Not only are they not "the clear, convincing, and unambiguous"
proofs of fraud required to set aside a patent, as declared by this
Court in the case of
Colorado Coal Co. v. United States,
123 U. S. 317,
but they, all combined, create nothing more than a suspicion. They
may leave a doubt, but they do not bring the assurance of certain
wrong. Some question is made as to the correctness of the survey,
and that turns, as a question of fact, upon what is meant by the
expression "Agua Caliente" in the various descriptions. If it means
a stream known as Agua Caliente, then the government has no cause
to challenge the survey, for it includes less than was really
confirmed; but if it means a district of country known by that
name, in the northwestern portion of the San Bernardino rancho -- a
neighboring tract -- then the survey was excessive.
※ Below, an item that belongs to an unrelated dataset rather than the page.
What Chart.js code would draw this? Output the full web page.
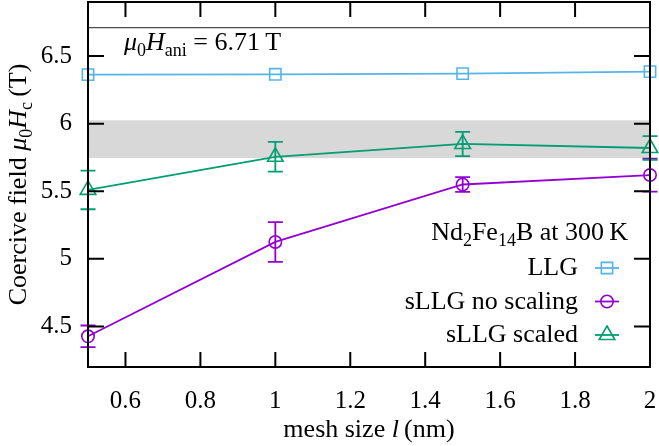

If it were
necessary for us to determine this question, we think the evidence
in the case indicates that the stream, and not the district, was
intended; but it is not the province of this Court to correct a
mere matter of survey like that. If made in good faith, and
unchallenged, as this has been, for over fifteen years, whatever
doubts may exist as to its correctness must be resolved in favor of
the title as patented.
We see no error in the decree, and it is
Affirmed.
MR. JUSTICE FIELD takes no part in this decision.